Brett and Janene are first-generation Salvationists. As a young engaged couple, they walked into The Salvation Army centre in Dubbo 20 years ago looking for a church. They found what they wanted and stayed. They became soldiers. Brett became a youth leader and, with Janene and others, started a SAGALA youth program. He spent seven years as assistant manager of The Salvation Army Dubbo Family Store and opened a second shop. Janene worked at the community welfare centre and held a paid position as corps secretary. All of it is on hold now as Siberia and its orphans have overwhelmed their hearts.
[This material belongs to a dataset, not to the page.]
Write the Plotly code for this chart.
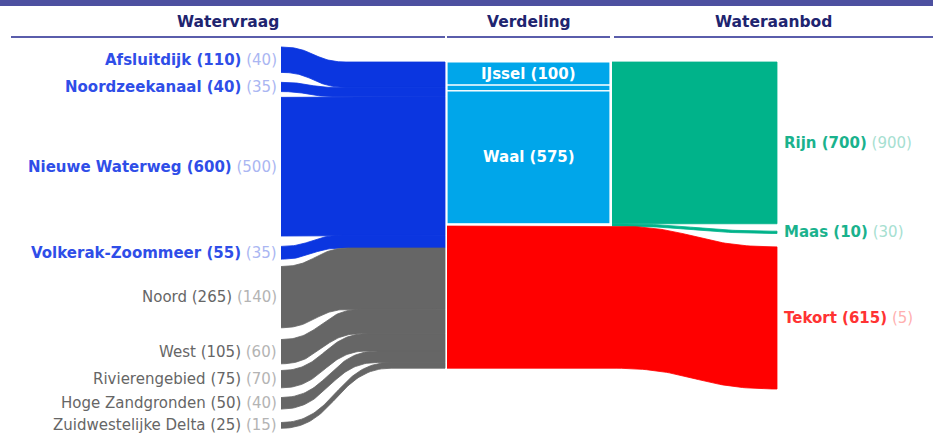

Brett traces the interest in Siberia – especially its orphans – back to a shopping trip to a Christian bookstore in Canberra when he was captured by a brochure titled Love for Kids Russia. An international outreach group was inviting people to join its team for a two-week summer camp for kids in Russia. Brett was interested. But the trip was expensive. However, he easily found sponsors and attended a camp in St Petersburg for the first time in 2008 and then on each of the following three years. He recruited half-a-dozen other Australian Salvationists to go with him. He also took his young sons, Eli and Clayton. The short-term mission trips were enjoyable, but Brett knew in his heart that he needed to give more. During a 2012 trip with Janene, both felt called to move to Russia long-term to live and work among the locals. They met an Australian family operating a home for teenagers leaving orphanages. They were inspired by the example of the Australian family.
In September 2013, Brett, Janene and four children left Dubbo to live in Krasnoyarsk, Siberia’s third largest city with a population exceeding one million. “We came with many plans,” Brett says, “though they never seemed to happen as expected. Instead, totally unexpected and amazing things happened, which have been much greater and helped us avoid what would have been huge mistakes. What we’ve learned so far is that we just need to show up. God does the rest.”
Brett and Janene have been allowed into Russia on study visas. They study Russian at university. But their study has allowed them to help in a social program for young people in a very poor area of their town. The program has enabled them to interact with other Christians. “We were unexpectedly invited to visit one of the many local orphanages. It’s hard to explain how amazing that invitation was,” Brett says. “We were not attempting to gain access to orphanages, although we very much wanted to. It can be very difficult for foreigners to get a foot in the door.
“I was concerned that my view of Russian orphans and social problems was just a skewed, over-exaggerated Western perspective and that things were not really that bad, and that Russians are more than capable of dealing with it without outside help. However, I am constantly meeting Russians who feel desperate about the situation here – the drug and alcohol problem, the broken families, the social orphans and the harsh poverty. The people here constantly express their deep gratitude that we have come to try and help.
“There are so many opportunities here. It’s an area barely touched by mission-oriented organisations.”
Although they arrived in Russia as a family of six – Brett, Janene, Eli, Clayton, Layna and Amalia – they have unexpectedly grown to seven, with the arrival of Anna. The family returned to Dubbo mid-2014 for Anna’s birth, and embarked again for Russia last November. Each of the school-age children is doing the Australian school curriculum through distance education. The family travels by bus or on foot. There is no car. Due to living and retail conditions, grocery shopping has to be done on a daily basis.
“We get lonely here sometimes,” Brett adds. “Life can be pretty hard, especially coming from a comfortable existence in a beautiful country like Australia with a car, house, wage, private school, church, friends and family. But each little breakthrough here reminds us of God’s original calling to us and we are happy to stay. We survive on personal donations from family, friends and even strangers.”
“We have spiritual needs, too. We need spiritual support, leadership, recognition from our brothers and sisters back home, accountability partners, prayers, fundraisers and advisers. We would like to hear from individuals or corps who would engage with us in projects.”